→ REQUEST
Write out the material again word for word, dropping any images it holds.

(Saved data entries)
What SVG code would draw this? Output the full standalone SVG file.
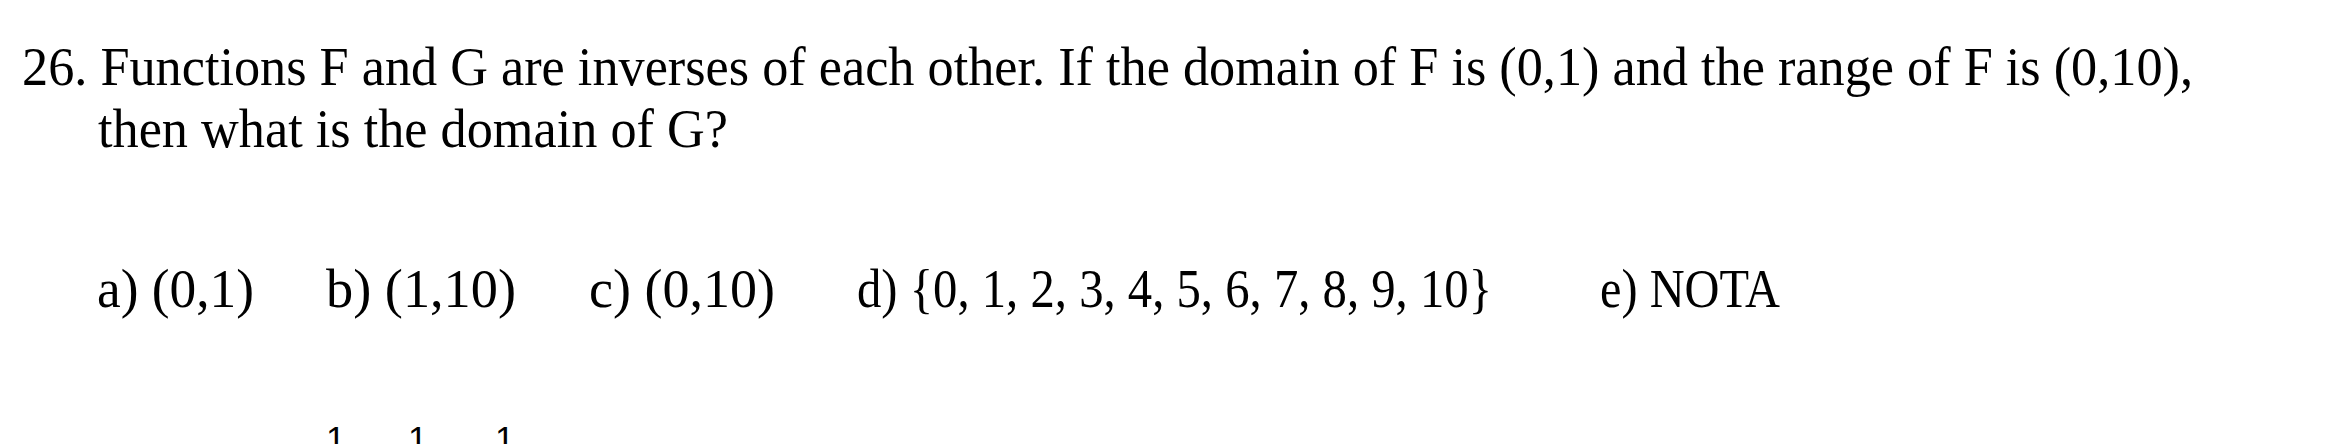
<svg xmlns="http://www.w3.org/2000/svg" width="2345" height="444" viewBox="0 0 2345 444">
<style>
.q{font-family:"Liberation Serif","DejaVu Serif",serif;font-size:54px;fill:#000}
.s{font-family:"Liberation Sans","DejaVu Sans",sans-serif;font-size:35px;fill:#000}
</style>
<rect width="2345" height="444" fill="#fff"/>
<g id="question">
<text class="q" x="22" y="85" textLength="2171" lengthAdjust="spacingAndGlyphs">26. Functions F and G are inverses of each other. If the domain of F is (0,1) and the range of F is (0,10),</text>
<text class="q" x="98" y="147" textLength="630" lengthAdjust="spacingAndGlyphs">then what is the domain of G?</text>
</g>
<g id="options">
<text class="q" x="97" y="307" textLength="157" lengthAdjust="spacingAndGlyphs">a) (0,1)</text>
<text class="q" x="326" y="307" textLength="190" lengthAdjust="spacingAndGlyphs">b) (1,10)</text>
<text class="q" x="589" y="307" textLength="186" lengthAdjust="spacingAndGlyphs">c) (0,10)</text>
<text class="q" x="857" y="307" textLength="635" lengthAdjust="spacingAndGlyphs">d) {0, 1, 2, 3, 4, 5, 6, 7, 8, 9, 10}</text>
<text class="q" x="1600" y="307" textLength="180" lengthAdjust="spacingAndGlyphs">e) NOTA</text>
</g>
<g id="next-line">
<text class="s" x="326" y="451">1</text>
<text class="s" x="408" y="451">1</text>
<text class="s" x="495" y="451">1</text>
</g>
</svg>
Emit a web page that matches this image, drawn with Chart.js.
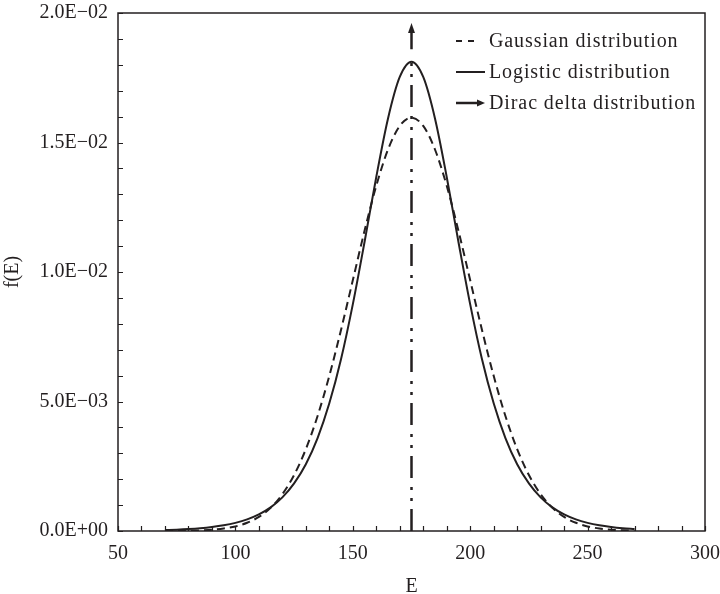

→ TASK RESULT
What SVG code would draw this? Output the full standalone SVG file.
<svg xmlns="http://www.w3.org/2000/svg" width="2345" height="444" viewBox="0 0 2345 444">
<style>
.q{font-family:"Liberation Serif","DejaVu Serif",serif;font-size:54px;fill:#000}
.s{font-family:"Liberation Sans","DejaVu Sans",sans-serif;font-size:35px;fill:#000}
</style>
<rect width="2345" height="444" fill="#fff"/>
<g id="question">
<text class="q" x="22" y="85" textLength="2171" lengthAdjust="spacingAndGlyphs">26. Functions F and G are inverses of each other. If the domain of F is (0,1) and the range of F is (0,10),</text>
<text class="q" x="98" y="147" textLength="630" lengthAdjust="spacingAndGlyphs">then what is the domain of G?</text>
</g>
<g id="options">
<text class="q" x="97" y="307" textLength="157" lengthAdjust="spacingAndGlyphs">a) (0,1)</text>
<text class="q" x="326" y="307" textLength="190" lengthAdjust="spacingAndGlyphs">b) (1,10)</text>
<text class="q" x="589" y="307" textLength="186" lengthAdjust="spacingAndGlyphs">c) (0,10)</text>
<text class="q" x="857" y="307" textLength="635" lengthAdjust="spacingAndGlyphs">d) {0, 1, 2, 3, 4, 5, 6, 7, 8, 9, 10}</text>
<text class="q" x="1600" y="307" textLength="180" lengthAdjust="spacingAndGlyphs">e) NOTA</text>
</g>
<g id="next-line">
<text class="s" x="326" y="451">1</text>
<text class="s" x="408" y="451">1</text>
<text class="s" x="495" y="451">1</text>
</g>
</svg>
Emit a web page that matches this image, drawn with Chart.js.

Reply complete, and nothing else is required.